I was talking to my mom, which almost always gets me really irritated and in a short tempered mood. I was also simultaneously talking to sujata. Ah, I wish abhinav was online right now.. I could have told him this incident much more comfortably. And also gotten some kind of response... which is almost never the case with blog posts. Anyways, so I was frustrated and had lost all will to do anything. Just the previous night, I was working till way past 3 am. I thought I could get up and do the same today. But 'mom' happened.
She was going through my flickr library and asking me all kinds of questions.. about the places I was, people I was with, etc. Mom also asked me about the stupid locket I was supposed to keep wearing at all times.. I had to put it on in front of her... but then I realized the camera had stopped streaming video for some reason... LOL. Suju was telling me about her friend Ashwin. Then divya navigated to the photo of Sachin's birthday party. And mom asked me about Vodka..which by the way, Divya seemed more worried about than mom. God Div! stop mothering me! And as I told this to Suju, she asks me,
sujata bhagwat: are u closer to your mom or dad?Then, as she didn't respond for a long time... I had to say something.. even though I didn't want to.. because this is one of the really depressing things I could talk about.. I went on.. "ok, wait, I open up to abhinav. and I used to talk to Pranav.. Parent's are asking about my friends...Why aren't you saying anything...?" Finally I figured she'd slept and I said, "nice talking to you. good night." and I got one last message.. "I might be wrong, but right now u need a tight hug and a tight slap, both to bring u to your senses!"
yash_unique: don't know
sujata bhagwat: or both or none?
yash_unique: none?
sujata bhagwat: as in not both
yash_unique: yep
sujata bhagwat: ok
yash_unique: why?
sujata bhagwat: who do u open up to?
yash_unique: don't make me say it...
sujata bhagwat: ?!
sujata bhagwat: ok chhod
yash_unique: phew! I didn't think I'd get off the hook so soon
sujata bhagwat: are we playing DA soon?
yash_unique: doesn't look like it
sujata bhagwat: great then i shud sleep
sujata bhagwat: i dont want a designer face 2moro morning
yash_unique: lol
sujata bhagwat: seriously man
yash_unique: are yaar ab papa bhi aa gaye pooch taach karne ke liye
sujata bhagwat: they are obviously concerned
yash_unique: lets drop that topic!
hmm... I decided to call her up. Finally got through on my third try. I started slowly.. trying to lead up to the conversation where we had left off.. I wish I was recording that conversation.. there were some really trong things said. And I was in tears, laughing out loud so Sujata wouldn't realize. The tears were just indicative of the sad realization that it was true I did need a hug and maybe a slap. I had changed, and I didn't like how things are one bit. Don't like them at all, but have to live with it.

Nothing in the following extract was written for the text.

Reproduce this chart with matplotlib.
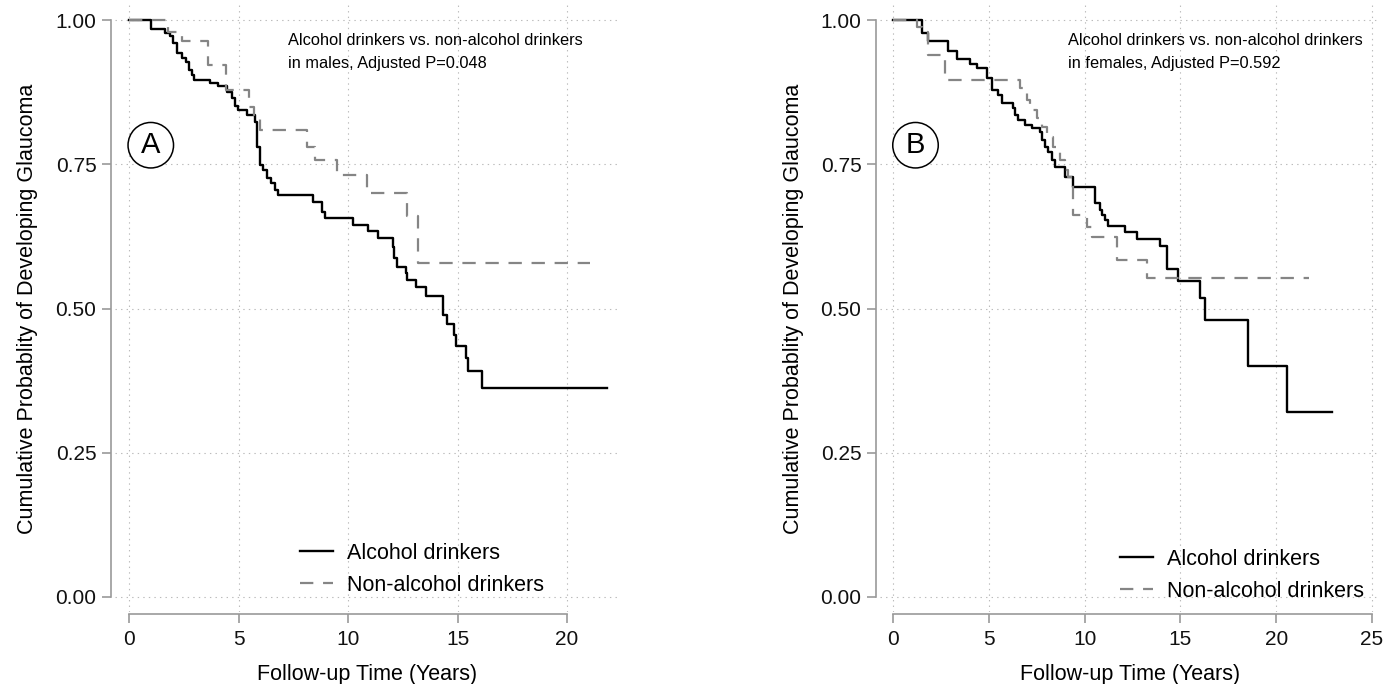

But gradually conversation moved to something more pleasant and I actually started feeling better. And I casually asked how's pranav doing. And Sujata tries to read into it.. and asked if I really wanted to know. Great! I tried so hard to make it sound like I cared, and now she puts me in the spot. A long pause later, she proceeded... And our conversation proceeded. Which unfortunately was cut short because of a network glitch. I didn't call her back as it was already pretty late. But I hope she's not upset about it.